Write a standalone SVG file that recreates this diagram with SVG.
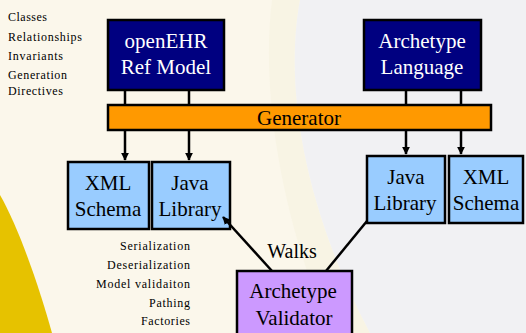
<svg xmlns="http://www.w3.org/2000/svg" width="526" height="333" viewBox="0 0 526 333">
<defs>
<style>
.dark{fill:#000080;stroke:#000;stroke-width:2.5}
.blue{fill:#99ccff;stroke:#000;stroke-width:2.5}
.purple{fill:#cc99ff;stroke:#000;stroke-width:2.5}
.gen{fill:#ff9900;stroke:#000;stroke-width:2.5}
.t{font-size:21px;text-anchor:middle}
.w{fill:#fff}
.k{fill:#000}
.s{font-size:12px;fill:#000}
.c line{stroke:#000;stroke-width:2.5;fill:none}
</style>
<marker id="ah" viewBox="0 0 10 10" refX="9" refY="5" markerWidth="3.2" markerHeight="3.2" orient="auto" markerUnits="strokeWidth">
<path d="M0,0 L10,5 L0,10 z" fill="#000"/>
</marker>
</defs>
<rect width="526" height="333" fill="#fbf7eb"/>
<path d="M272,0 C262,80 275,200 330,333 L370,333 C300,200 285,80 300,0 Z" fill="#f8f4e4"/>
<path d="M300,0 C285,80 300,200 370,333 L526,333 L526,0 Z" fill="#f1f1f3"/>
<path d="M0,195 C20,230 40,290 52,333 L0,333 Z" fill="#e6c200"/>
<g font-family="Liberation Serif, DejaVu Serif, Times New Roman, serif">
<g id="left-notes" class="s">
<text x="8" y="21" textLength="39" lengthAdjust="spacing">Classes</text>
<text x="8" y="41" textLength="74" lengthAdjust="spacing">Relationships</text>
<text x="8" y="60" textLength="55" lengthAdjust="spacing">Invariants</text>
<text x="8" y="79" textLength="59" lengthAdjust="spacing">Generation</text>
<text x="8" y="95" textLength="55" lengthAdjust="spacing">Directives</text>
</g>
<g id="lib-notes" class="s" text-anchor="end">
<text x="190" y="250" textLength="70" lengthAdjust="spacing">Serialization</text>
<text x="190" y="269" textLength="83" lengthAdjust="spacing">Deserialization</text>
<text x="190" y="288" textLength="94" lengthAdjust="spacing">Model validaiton</text>
<text x="190" y="307" textLength="41" lengthAdjust="spacing">Pathing</text>
<text x="190" y="325" textLength="49" lengthAdjust="spacing">Factories</text>
</g>
<g id="openehr">
<rect class="dark" x="108" y="20" width="116" height="70"/>
<text class="t w" x="166" y="48">openEHR</text>
<text class="t w" x="166" y="74">Ref Model</text>
</g>
<g id="archetype-language">
<rect class="dark" x="364" y="20" width="117" height="70"/>
<text class="t w" x="422" y="48">Archetype</text>
<text class="t w" x="422" y="74">Language</text>
</g>
<g id="generator">
<rect class="gen" x="108" y="105" width="383" height="25"/>
<text class="t k" x="299" y="125">Generator</text>
</g>
<g id="xml-left">
<rect class="blue" x="68" y="162" width="81" height="67"/>
<text class="t k" x="108" y="190">XML</text>
<text class="t k" x="108" y="216">Schema</text>
</g>
<g id="java-left">
<rect class="blue" x="152" y="162" width="78" height="67"/>
<text class="t k" x="190" y="190">Java</text>
<text class="t k" x="190" y="216">Library</text>
</g>
<g id="java-right">
<rect class="blue" x="367" y="156" width="78" height="67"/>
<text class="t k" x="406" y="184">Java</text>
<text class="t k" x="405" y="210">Library</text>
</g>
<g id="xml-right">
<rect class="blue" x="449" y="156" width="74" height="67"/>
<text class="t k" x="486" y="184">XML</text>
<text class="t k" x="486" y="210">Schema</text>
</g>
<g id="validator">
<rect class="purple" x="237" y="271" width="115" height="70"/>
<text class="t k" x="293" y="298">Archetype</text>
<text class="t k" x="294" y="325">Validator</text>
</g>
<g class="c" id="connectors">
<line x1="125" y1="90" x2="125" y2="105"/>
<line x1="189" y1="90" x2="189" y2="105"/>
<line x1="406" y1="90" x2="406" y2="105"/>
<line x1="461" y1="90" x2="461" y2="105"/>
<line x1="125" y1="130" x2="125" y2="160" marker-end="url(#ah)"/>
<line x1="189" y1="130" x2="189" y2="160" marker-end="url(#ah)"/>
<line x1="406" y1="130" x2="406" y2="154" marker-end="url(#ah)"/>
<line x1="461" y1="130" x2="461" y2="154" marker-end="url(#ah)"/>
<line x1="272" y1="271" x2="223" y2="217" marker-end="url(#ah)"/>
<line x1="326" y1="271" x2="367" y2="221"/>
<text x="292" y="258" class="t k" style="font-size:20px">Walks</text>
</g>
</g>
</svg>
================================
Please write out all of the material above without changing a word, and omit any pictures.

Write a standalone SVG file that recreates this diagram with SVG.
<svg xmlns="http://www.w3.org/2000/svg" width="526" height="333" viewBox="0 0 526 333">
<defs>
<style>
.dark{fill:#000080;stroke:#000;stroke-width:2.5}
.blue{fill:#99ccff;stroke:#000;stroke-width:2.5}
.purple{fill:#cc99ff;stroke:#000;stroke-width:2.5}
.gen{fill:#ff9900;stroke:#000;stroke-width:2.5}
.t{font-size:21px;text-anchor:middle}
.w{fill:#fff}
.k{fill:#000}
.s{font-size:12px;fill:#000}
.c line{stroke:#000;stroke-width:2.5;fill:none}
</style>
<marker id="ah" viewBox="0 0 10 10" refX="9" refY="5" markerWidth="3.2" markerHeight="3.2" orient="auto" markerUnits="strokeWidth">
<path d="M0,0 L10,5 L0,10 z" fill="#000"/>
</marker>
</defs>
<rect width="526" height="333" fill="#fbf7eb"/>
<path d="M272,0 C262,80 275,200 330,333 L370,333 C300,200 285,80 300,0 Z" fill="#f8f4e4"/>
<path d="M300,0 C285,80 300,200 370,333 L526,333 L526,0 Z" fill="#f1f1f3"/>
<path d="M0,195 C20,230 40,290 52,333 L0,333 Z" fill="#e6c200"/>
<g font-family="Liberation Serif, DejaVu Serif, Times New Roman, serif">
<g id="left-notes" class="s">
<text x="8" y="21" textLength="39" lengthAdjust="spacing">Classes</text>
<text x="8" y="41" textLength="74" lengthAdjust="spacing">Relationships</text>
<text x="8" y="60" textLength="55" lengthAdjust="spacing">Invariants</text>
<text x="8" y="79" textLength="59" lengthAdjust="spacing">Generation</text>
<text x="8" y="95" textLength="55" lengthAdjust="spacing">Directives</text>
</g>
<g id="lib-notes" class="s" text-anchor="end">
<text x="190" y="250" textLength="70" lengthAdjust="spacing">Serialization</text>
<text x="190" y="269" textLength="83" lengthAdjust="spacing">Deserialization</text>
<text x="190" y="288" textLength="94" lengthAdjust="spacing">Model validaiton</text>
<text x="190" y="307" textLength="41" lengthAdjust="spacing">Pathing</text>
<text x="190" y="325" textLength="49" lengthAdjust="spacing">Factories</text>
</g>
<g id="openehr">
<rect class="dark" x="108" y="20" width="116" height="70"/>
<text class="t w" x="166" y="48">openEHR</text>
<text class="t w" x="166" y="74">Ref Model</text>
</g>
<g id="archetype-language">
<rect class="dark" x="364" y="20" width="117" height="70"/>
<text class="t w" x="422" y="48">Archetype</text>
<text class="t w" x="422" y="74">Language</text>
</g>
<g id="generator">
<rect class="gen" x="108" y="105" width="383" height="25"/>
<text class="t k" x="299" y="125">Generator</text>
</g>
<g id="xml-left">
<rect class="blue" x="68" y="162" width="81" height="67"/>
<text class="t k" x="108" y="190">XML</text>
<text class="t k" x="108" y="216">Schema</text>
</g>
<g id="java-left">
<rect class="blue" x="152" y="162" width="78" height="67"/>
<text class="t k" x="190" y="190">Java</text>
<text class="t k" x="190" y="216">Library</text>
</g>
<g id="java-right">
<rect class="blue" x="367" y="156" width="78" height="67"/>
<text class="t k" x="406" y="184">Java</text>
<text class="t k" x="405" y="210">Library</text>
</g>
<g id="xml-right">
<rect class="blue" x="449" y="156" width="74" height="67"/>
<text class="t k" x="486" y="184">XML</text>
<text class="t k" x="486" y="210">Schema</text>
</g>
<g id="validator">
<rect class="purple" x="237" y="271" width="115" height="70"/>
<text class="t k" x="293" y="298">Archetype</text>
<text class="t k" x="294" y="325">Validator</text>
</g>
<g class="c" id="connectors">
<line x1="125" y1="90" x2="125" y2="105"/>
<line x1="189" y1="90" x2="189" y2="105"/>
<line x1="406" y1="90" x2="406" y2="105"/>
<line x1="461" y1="90" x2="461" y2="105"/>
<line x1="125" y1="130" x2="125" y2="160" marker-end="url(#ah)"/>
<line x1="189" y1="130" x2="189" y2="160" marker-end="url(#ah)"/>
<line x1="406" y1="130" x2="406" y2="154" marker-end="url(#ah)"/>
<line x1="461" y1="130" x2="461" y2="154" marker-end="url(#ah)"/>
<line x1="272" y1="271" x2="223" y2="217" marker-end="url(#ah)"/>
<line x1="326" y1="271" x2="367" y2="221"/>
<text x="292" y="258" class="t k" style="font-size:20px">Walks</text>
</g>
</g>
</svg>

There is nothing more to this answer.